### Exercise requirements
Leaving out every picture, copy the lines of the data exactly, from the first through the line containing "const spaced = s".
## Begin Data shown
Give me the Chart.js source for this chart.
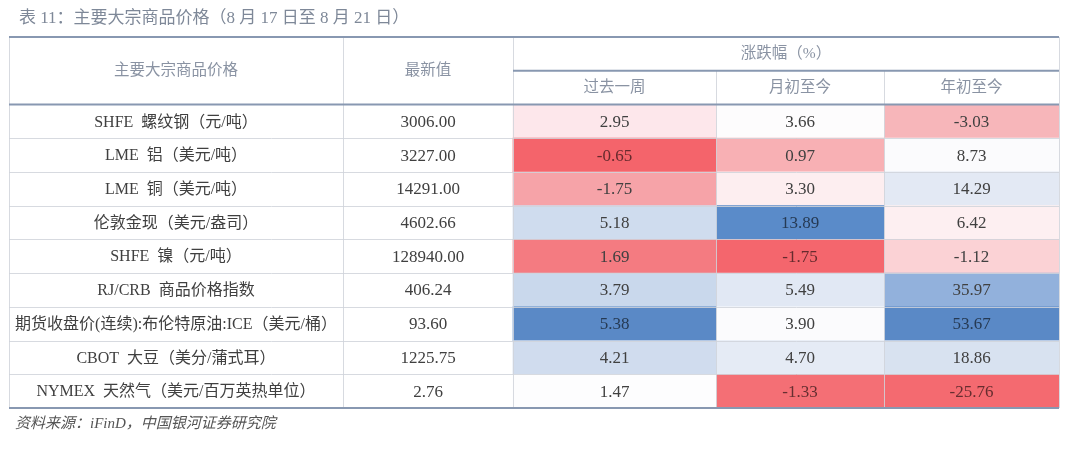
<!DOCTYPE html>
<html>
<head>
<meta charset="utf-8">
<script src="https://cdn.jsdelivr.net/npm/chart.js@4.4.1/dist/chart.umd.min.js"></script>
<style>
  html, body { margin: 0; padding: 0; background: #fff; }
  #wrap { width: 1080px; height: 455px; position: relative; }
</style>
</head>
<body>
<div id="wrap"><canvas id="table11"></canvas></div>
<script>
// 表 11 data
const categories = [
    'SHFE 螺纹钢（元/吨）',
    'LME 铝（美元/吨）',
    'LME 铜（美元/吨）',
    '伦敦金现（美元/盎司）',
    'SHFE 镍（元/吨）',
    'RJ/CRB 商品价格指数',
    '期货收盘价(连续):布伦特原油:ICE（美元/桶）',
    'CBOT 大豆（美分/蒲式耳）',
    'NYMEX 天然气（美元/百万英热单位）'
]
const latest = [3006.00, 3227.00, 14291.00, 4602.66, 128940.00, 406.24, 93.60, 1225.75, 2.76]
const weekChg = [2.95, -0.65, -1.75, 5.18, 1.69, 3.79, 5.38, 4.21, 1.47]
const monthChg = [3.66, 0.97, 3.30, 13.89, -1.75, 5.49, 3.90, 4.70, -1.33]
const ytdChg = [-3.03, 8.73, 14.29, 6.42, -1.12, 35.97, 53.67, 18.86, -25.76]
const chgHeaders = ['过去一周', '月初至今', '年初至今']

// cell shading
const weekColors = ['#fde7eb', '#f4646b', '#f6a3a8', '#cfdcee', '#f47b81', '#c9d8ec', '#5a89c6', '#d0dcee', '#fdfdfe']
const monthColors = ['#fdfcfd', '#f8b0b4', '#fdeef0', '#5a8bc9', '#f4666d', '#e1e8f4', '#fbfbfd', '#e5ebf5', '#f46f75']
const ytdColors = ['#f7b6ba', '#fbfbfd', '#e3e9f4', '#fdeff1', '#fbd2d5', '#92b1dc', '#5a89c6', '#d8e2f0', '#f46a70']

// layout: column edges in table units (1 unit = 1px)
const colEdges = [0, 334, 504, 707, 875, 1050]
const rowKeys = ['head1', 'head2'].concat(categories)

const SERIF = '"Liberation Serif", "DejaVu Serif", "Noto Sans CJK SC"'
const THICK = '#8898b1'
const THIN = 'rgba(208,212,219,0.85)'

const cellSpan = c => rowKeys.map((k, i) => i < 2 ? null : [colEdges[c], colEdges[c + 1]])
const padColors = cols => [null, null].concat(cols)

const ink = hex => {
    const r = parseInt(hex.slice(1, 3), 16), g = parseInt(hex.slice(3, 5), 16), b = parseInt(hex.slice(5, 7), 16)
    const lum = (0.299 * r + 0.587 * g + 0.114 * b) / 255
    if (lum > 0.62) return '#404040'
    const d = v => Math.round(v * 0.42).toString(16).padStart(2, '0')
    return '#' + d(r) + d(g) + d(b)
}

// wider gap between latin code and chinese name, as in the source table
const spaced = s => s.replace(/ (?=[\u4e00-\u9fff])/, '  ')

const tablePlugin = {
    id: 'tableText',
    afterDatasetsDraw(chart) {
        const { ctx, chartArea: a, scales: { x, y } } = chart
        const n = rowKeys.length
        const rowEdge = i => i === 0 ? a.top : i === n ? a.bottom
            : (y.getPixelForValue(i - 1) + y.getPixelForValue(i)) / 2
        const colX = c => x.getPixelForValue(colEdges[c])
        const colMid = c => (colX(c) + colX(c + 1)) / 2
        const line = (x1, y1, x2, y2, color, w) => {
            ctx.beginPath()
            ctx.strokeStyle = color
            ctx.lineWidth = w
            ctx.moveTo(x1, y1)
            ctx.lineTo(x2, y2)
            ctx.stroke()
        }
        ctx.save()

        // thin grid
        for (let i = 3; i < n; i++) {
            const yy = Math.round(rowEdge(i)) + 0.5
            line(colX(0), yy, colX(5), yy, THIN, 1)
        }
        for (let c = 0; c <= 5; c++) {
            const xx = Math.round(colX(c)) + 0.5
            const y0 = (c === 3 || c === 4) ? rowEdge(1) : a.top
            line(xx, y0, xx, a.bottom, THIN, 1)
        }
        // header rules
        line(colX(0), a.top, colX(5), a.top, THICK, 2)
        line(colX(2), rowEdge(1), colX(5), rowEdge(1), THICK, 2)
        line(colX(0), rowEdge(2), colX(5), rowEdge(2), THICK, 2)
        line(colX(0), a.bottom, colX(5), a.bottom, THICK, 2)

        ctx.textAlign = 'center'
        ctx.textBaseline = 'middle'

        // header text
        ctx.fillStyle = '#8a93a3'
        ctx.font = '15.5px ' + SERIF
        const headMid = rowEdge(1)
        ctx.fillText('主要大宗商品价格', colMid(0), headMid)
        ctx.fillText('最新值', colMid(1), headMid)
        ctx.fillText('涨跌幅（%）', (colX(2) + colX(5)) / 2, (rowEdge(0) + rowEdge(1)) / 2)
        chgHeaders.forEach((h, k) => ctx.fillText(h, colMid(k + 2), (rowEdge(1) + rowEdge(2)) / 2))

        // body text
        const chgSets = [[weekChg, weekColors], [monthChg, monthColors], [ytdChg, ytdColors]]
        categories.forEach((name, i) => {
            const yy = y.getPixelForValue(i + 2) + 1
            ctx.fillStyle = '#404040'
            ctx.font = '16px ' + SERIF
            ctx.fillText(spaced(name), colMid(0), yy)
            ctx.font = '17px ' + SERIF
            ctx.fillText(latest[i].toFixed(2), colMid(1), yy)
            chgSets.forEach(([vals, cols], k) => {
                ctx.fillStyle = ink(cols[i])
                ctx.fillText(vals[i].toFixed(2), colMid(k + 2), yy)
            })
        })
        ctx.restore()
    },
    afterDraw(chart) {
        const { ctx } = chart
        ctx.save()
        ctx.textBaseline = 'middle'
        ctx.textAlign = 'left'
        ctx.fillStyle = '#7e8898'
        ctx.font = '17px ' + SERIF
        ctx.fillText('表 11：主要大宗商品价格（8 月 17 日至 8 月 21 日）', 19, 19)
        ctx.fillStyle = '#555555'
        ctx.font = 'italic 15px ' + SERIF
        ctx.fillText('资料来源：iFinD，中国银河证券研究院', 15, 424)
        ctx.restore()
    }
}

new Chart(document.getElementById('table11'), {
    type: 'bar',
    data: {
        labels: rowKeys,
        datasets: [
            { label: chgHeaders[0], data: cellSpan(2), backgroundColor: padColors(weekColors) },
            { label: chgHeaders[1], data: cellSpan(3), backgroundColor: padColors(monthColors) },
            { label: chgHeaders[2], data: cellSpan(4), backgroundColor: padColors(ytdColors) }
        ]
    },
    options: {
        indexAxis: 'y',
        responsive: true,
        maintainAspectRatio: false,
        animation: false,
        layout: { padding: { left: 9, right: 21, top: 37, bottom: 47 } },
        datasets: {
            bar: { grouped: false, barPercentage: 1, categoryPercentage: 1, borderWidth: 0 }
        },
        scales: {
            x: { type: 'linear', min: colEdges[0], max: colEdges[5], display: false },
            y: { type: 'category', display: false }
        },
        plugins: {
            legend: { display: false },
            tooltip: { enabled: false }
        }
    },
    plugins: [tablePlugin]
})
</script>
</body>
</html>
## End Data shown
### Result of the exercise
Give me the Chart.js source for this chart.
<!DOCTYPE html>
<html>
<head>
<meta charset="utf-8">
<script src="https://cdn.jsdelivr.net/npm/chart.js@4.4.1/dist/chart.umd.min.js"></script>
<style>
  html, body { margin: 0; padding: 0; background: #fff; }
  #wrap { width: 1080px; height: 455px; position: relative; }
</style>
</head>
<body>
<div id="wrap"><canvas id="table11"></canvas></div>
<script>
// 表 11 data
const categories = [
    'SHFE 螺纹钢（元/吨）',
    'LME 铝（美元/吨）',
    'LME 铜（美元/吨）',
    '伦敦金现（美元/盎司）',
    'SHFE 镍（元/吨）',
    'RJ/CRB 商品价格指数',
    '期货收盘价(连续):布伦特原油:ICE（美元/桶）',
    'CBOT 大豆（美分/蒲式耳）',
    'NYMEX 天然气（美元/百万英热单位）'
]
const latest = [3006.00, 3227.00, 14291.00, 4602.66, 128940.00, 406.24, 93.60, 1225.75, 2.76]
const weekChg = [2.95, -0.65, -1.75, 5.18, 1.69, 3.79, 5.38, 4.21, 1.47]
const monthChg = [3.66, 0.97, 3.30, 13.89, -1.75, 5.49, 3.90, 4.70, -1.33]
const ytdChg = [-3.03, 8.73, 14.29, 6.42, -1.12, 35.97, 53.67, 18.86, -25.76]
const chgHeaders = ['过去一周', '月初至今', '年初至今']

// cell shading
const weekColors = ['#fde7eb', '#f4646b', '#f6a3a8', '#cfdcee', '#f47b81', '#c9d8ec', '#5a89c6', '#d0dcee', '#fdfdfe']
const monthColors = ['#fdfcfd', '#f8b0b4', '#fdeef0', '#5a8bc9', '#f4666d', '#e1e8f4', '#fbfbfd', '#e5ebf5', '#f46f75']
const ytdColors = ['#f7b6ba', '#fbfbfd', '#e3e9f4', '#fdeff1', '#fbd2d5', '#92b1dc', '#5a89c6', '#d8e2f0', '#f46a70']

// layout: column edges in table units (1 unit = 1px)
const colEdges = [0, 334, 504, 707, 875, 1050]
const rowKeys = ['head1', 'head2'].concat(categories)

const SERIF = '"Liberation Serif", "DejaVu Serif", "Noto Sans CJK SC"'
const THICK = '#8898b1'
const THIN = 'rgba(208,212,219,0.85)'

const cellSpan = c => rowKeys.map((k, i) => i < 2 ? null : [colEdges[c], colEdges[c + 1]])
const padColors = cols => [null, null].concat(cols)

const ink = hex => {
    const r = parseInt(hex.slice(1, 3), 16), g = parseInt(hex.slice(3, 5), 16), b = parseInt(hex.slice(5, 7), 16)
    const lum = (0.299 * r + 0.587 * g + 0.114 * b) / 255
    if (lum > 0.62) return '#404040'
    const d = v => Math.round(v * 0.42).toString(16).padStart(2, '0')
    return '#' + d(r) + d(g) + d(b)
}

// wider gap between latin code and chinese name, as in the source table
const spaced = s => s.replace(/ (?=[\u4e00-\u9fff])/, '  ')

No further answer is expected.